Support From Oakland Mayor

Oakland Mayor Libby Schaaf, the city’s MTC representative, joined the meeting to say beating back climate change with the telework mandate was more important than any possible business profits it could hurt.

“I’m not willing to not have a telecommute option in this proposal,” said Schaaf.

Concerned About Roommate Situation

Josefowitz was also concerned about the amount of people that have to live in many of the apartments in the city and how they’d navigate the 60% telework mandate. “Many people live with multiple roommates and it’s just not possible for everyone to have enough space to do their work,” said Josefowitz.

He also brought up an example of someone in San Francisco who may walk to work and doesn’t even own a car. “Wouldn’t it be better to instead impose caps on trips taken by car to get the greenhouse gas reductions we’re talking about?” asked Josefowitz.

At the end of the meeting, commission members did agree to try to address some of Josefowitz’ concerns before their next meeting in December.

Plan Bay Area 2050

According to the Plan Bay Area website, the goal is a blueprint “towards the adopted Vision of a more affordable, connected, diverse, healthy and vibrant Bay Area for all.”
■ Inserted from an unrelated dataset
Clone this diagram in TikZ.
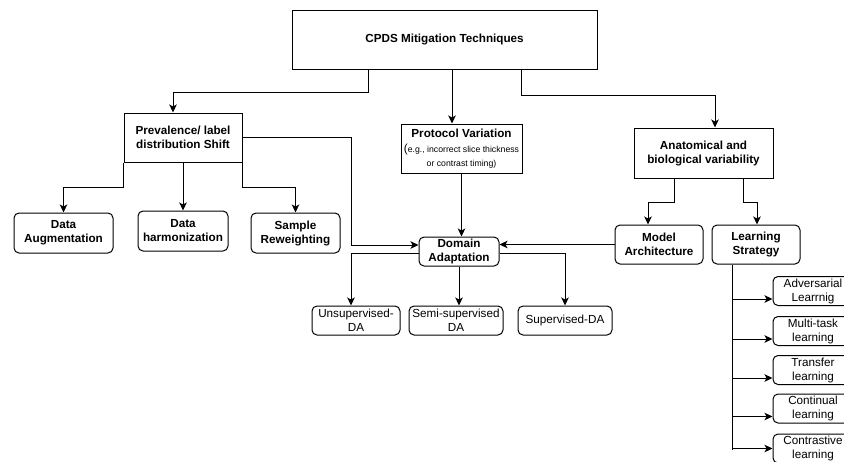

Highlights of the plan include:

  • Improving Affordability for All: The Draft Blueprint reduces the cost burden for housing and transportation, with even greater reductions for low-income residents.
  • Expanding Housing Opportunities: The Draft Blueprint integrates investments to build more than 400,000 new permanently-affordable homes.
  • Focusing Growth in Walkable Places: The Draft Blueprint focuses the majority of new homes and new jobs in walkable communities with frequent transit services.
  • Saving Lives and Protecting Communities: In addition to saving more than 1,500 lives from roadway crashes through 2050, the Draft Blueprint also protects 98 percent of housing units at risk of sea level rise inundation through the year 2050 with new resilient infrastructure.
  • Positioning the Region for Robust Economic Growth: Despite over $200 billion in new taxes in the decades ahead to pay for the bold strategies approved in February 2020, Bay Area businesses are forecasted to rebound robustly.